Against this background, the Ministry of Finance envisaged that the principle idea now is to enshrine an exchange rate policy which enhances competitiveness of Pakistani exports, by avoiding the persistent overvaluation of rupee.

Accordingly, the Pakistani rupee has depreciated significantly since November 2017 and currently it is hovering around over Rs148/dollar in inter-bank market. The dollar has disappeared from the open market indicating that hoarding of dollars continues unabated on the expectations that it would be further depreciated.

The depreciation has moved the exchange rate to a level, which is more reflective of economy’s medium-term needs and market conditions while at the same time minimising disorderly fluctuations.

“Going forward, the near-term goal of this policy is to move towards a flexible regime with a transparent auction-based system with clearly defined rules; and having a safety-net in the form of an allocated intervention budget with internal controls to mitigate unwarranted volatility. This mechanism would help ensure healthy two-way movement in the PKR exchange rate, and would be compatible with the implementation of flexible inflation targeting under the SBP vision 2020”, it stated.

For exchange rate management, the government finalised facilitating implementation of flexible inflation targeting as envisaged in SBP Vision 2020. The exchange rate arrangements and possible limits of government borrowing from SBP were also aligned in line with prioritising price stability as an objective of the monetary policy.

Another key area of IMF program will be making renewed efforts to bring reforms into taxation system of the county as it had miserably failed in the past amid disappointing performance where tax-to-GDP ratio remained stagnant during the last two to three decades. Rather the tax-to-GDP ratio is all set to decline in the outgoing fiscal year ending on June 30, 2019. In the next budget, the government will have to come up with a prescription of abolishing tax exemptions and raising tax rates as well as finding out innovative ways to bring more sectors into tax net in order to meet gigantic task for netting taxes of around Rs 5,200 to Rs 5,300 billion. The FBR collection will be hardly touching Rs4,000 billion during the outgoing fiscal year even with the latest tax amnesty scheme.
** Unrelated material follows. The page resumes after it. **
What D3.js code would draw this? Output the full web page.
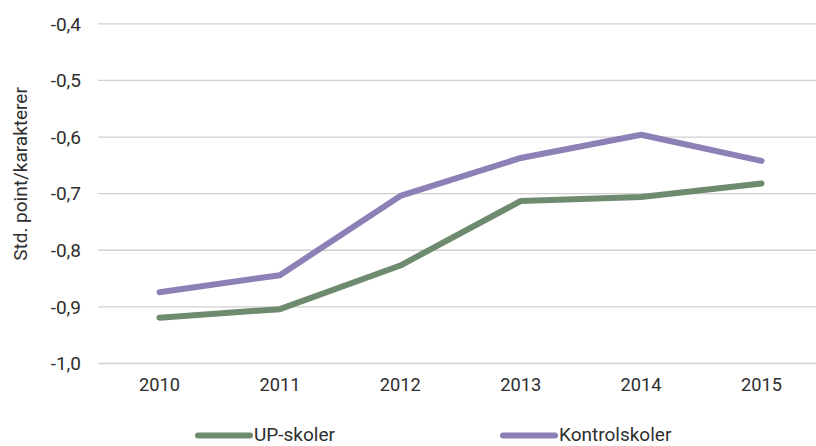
<!DOCTYPE html>
<html><head><meta charset="utf-8">
<script src="https://cdn.jsdelivr.net/npm/d3@7"></script>
<style>body{margin:0;background:#fff;} text{font-family:Roboto,"Noto Sans",sans-serif;fill:#2e2e2e;}</style>
</head><body>
<svg id="c" width="816" height="446"></svg>
<script>
const years = ["2010","2011","2012","2013","2014","2015"];
const upSkoler = [-0.919,-0.904,-0.827,-0.713,-0.706,-0.682];
const kontrolSkoler = [-0.874,-0.844,-0.704,-0.637,-0.596,-0.642];
const yTicks = [-1.0,-0.9,-0.8,-0.7,-0.6,-0.5,-0.4];
const seriesNames = ["UP-skoler","Kontrolskoler"];
const colors = ["#6f8b6f","#8c80b6"];

const svg = d3.select("#c");
const x = d3.scaleBand().domain(years).range([99.3,821.7]);
const y = d3.scaleLinear().domain([-1.0,-0.4]).range([363.5,23.8]);
const fmt = d => d3.format(".1f")(d).replace(".",",").replace("−","-");

svg.append("g").selectAll("line").data(yTicks).join("line")
  .attr("x1",98).attr("x2",821).attr("y1",d=>y(d)).attr("y2",d=>y(d))
  .attr("stroke","#d0d0d0").attr("stroke-width",1.3);

svg.append("g").selectAll("text").data(yTicks).join("text")
  .attr("x",81).attr("y",d=>y(d)).attr("dy","0.36em").attr("text-anchor","end")
  .attr("font-size",19).text(fmt);

svg.append("g").selectAll("text").data(years).join("text")
  .attr("x",d=>x(d)+x.bandwidth()/2).attr("y",391).attr("text-anchor","middle")
  .attr("font-size",19).attr("textLength",41).attr("lengthAdjust","spacingAndGlyphs").text(d=>d);

svg.append("text").attr("transform","translate(27,174) rotate(-90)")
  .attr("text-anchor","middle").attr("font-size",19).text("Std. point/karakterer");

const line = d3.line().x((d,i)=>x(years[i])+x.bandwidth()/2).y(d=>y(d));
[upSkoler,kontrolSkoler].forEach((s,i)=>{
  svg.append("path").attr("d",line(s)).attr("fill","none")
    .attr("stroke",colors[i]).attr("stroke-width",6)
    .attr("stroke-linecap","round").attr("stroke-linejoin","round");
});

const legX = [198,503];
seriesNames.forEach((n,i)=>{
  svg.append("line").attr("x1",legX[i]).attr("x2",legX[i]+52).attr("y1",435.5).attr("y2",435.5)
    .attr("stroke",colors[i]).attr("stroke-width",6).attr("stroke-linecap","round");
  svg.append("text").attr("x",legX[i]+56).attr("y",441).attr("font-size",19).text(n);
});
</script>
</body></html>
The FBR is estimating that it may collect Rs4,100 billion till June 30 2019.

The yawning budget deficit that is heading towards touching 7.6 percent of the GDP or in absolute figures to the tune of Rs2.9 trillion, it will force the government under tight scrutiny of the IMF program to make massive fiscal adjustments in the next three years. The path is uneven and no easy solution exists.

The government is finding solutions to replace politicians with technocrats on all key positions but they are aliens and will not bother to burden masses out of proportions because they are not answerable to people of Pakistan.

The sequencing and pace of IMF program is quite critical in months ahead and it requires a balancing approach to reduce the burden for low and middle income groups as price hike had already started squeezing them very negatively.